IGOR FERNÁNDEZ
PSICOLOGÍA

Cuando el producto es un proceso

O cuando el producto es el proceso, podríamos haber titulado este artículo. A la hora de imaginarlas, la mayor parte de las cosas que queremos lograr las personas las diseñamos a modo de algo ya concluido, de una meta definida donde algo crucial ha cambiado de una forma deseada. Nos imaginamos el producto de nuestros esfuerzos a modo de guía que nos ayuda a poner las losetas que orientarán nuestros pasos. Esta proyección hacia el futuro, sin embargo, no solo está constituida por una figura ilusoria de cómo será llegar hasta allí, sino también por deseos, necesidades, temores, anticipaciones, propias en exclusiva de la persona que imagina.
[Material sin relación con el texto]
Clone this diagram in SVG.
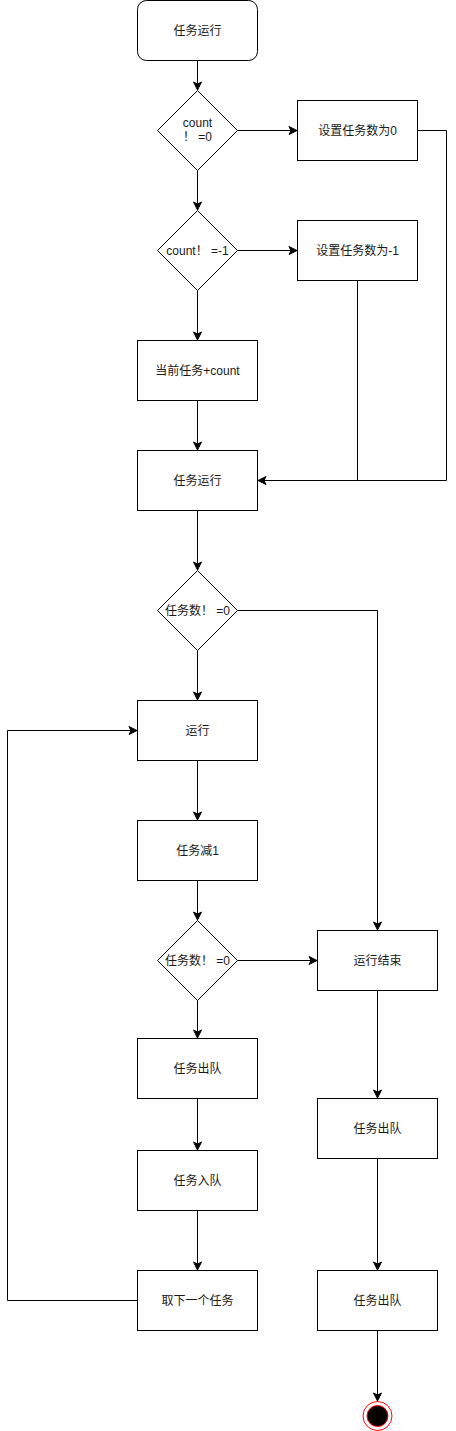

Si pensamos por ejemplo en cambiar de trabajo, lo que imaginamos puede ser un escenario en el que la actividad que realicemos nos ofrezca mejores condiciones en términos de salario o disponibilidad de tiempo, pero también incluiremos en esa proyección lo que creemos que será un mayor bienestar, un mayor reconocimiento, una estimulación más interesante por la actividad en sí, e incluso puede que nos imaginemos con mayor prestigio social, o logrando que por fin alguien importante se sienta orgulloso u orgullosa. Sin embargo, cuando comenzamos a caminar hacia ese lugar deseado, a menudo pensamos en términos de resultados, de aspectos concretos que «tenemos» que lograr. Imaginar estos lugares futuros, es en cierto modo soñar, es algo así como coger lo que conocemos por experiencia y sumar o alterar algún elemento en torno a nosotros mismos, los demás o el mundo en general, que hace posible ese logro. Y el camino hasta allí, a menudo lo salvamos de manera casi mágica con nuestra mente, obviando todo el viaje que supone, para proyectarnos automáticamente en esa posición deseada.

Hablábamos antes de un nuevo trabajo, pero también los logros de tipo relacional (con la pareja o la familia), social (encontrar un grupo de referencia, impactar en los demás) o incluso propios (cambiar un hábito, tomarse las cosas de otra manera…), a menudo los retratamos como un cambio abrupto. Y cuando somos nosotros los que esperamos el cambio o el logro en las otras personas, también es habitual que dejemos a un lado el camino hacia allí, y fantaseamos.

Fantaseamos con que esa otra persona haga el camino que nosotros queremos para llegar al resultado que deseamos, sin tener en cuenta sus circunstancias, sus potencialidades o dificultades, incluso sin tener en cuenta sus deseos. La expectativa sobre lo que uno mismo o los demás deben conseguir, hasta deseándolo y estando todos de acuerdo en ello, a menudo saca de la ecuación un proceso de cambio eminentemente subjetivo, individual e histórico.

Y es que todo lo que hacemos tiene estas características porque, incluso para modificar la planificación de ese cambio es subjetiva. Evidentemente, cuando decidimos asumir el riesgo, necesitamos imaginarnos mejores, con más éxito, más centrados, más delgados, ágiles o decididos cuando lo hayamos conseguido, y esta imaginación ideal a menudo nos sirve de analgésico para todo el proceso costoso de llegar al otro lado de nosotros mismos. Nos encantaría que el rumbo hacia lo que deseamos fuera una línea recta, lógica, objetiva y sobre la que todos pudiéramos estar de acuerdo pero la realidad es más inmediata y poco definida.

De hecho, frecuentemente el propio proceso que iniciamos con aquel objetivo puede hacernos cambiar de meta, que dejemos de querer aquello que defendíamos a ultranza, o que la ilusión de llegar allí se solidificara en algo más imperfecto, curvilíneo, impredecible, pero más real. Y este proceso de autodescubrimiento mientras uno caminaba hacia un lugar predeterminado probablemente sea el auténtico crecimiento, el cambio real.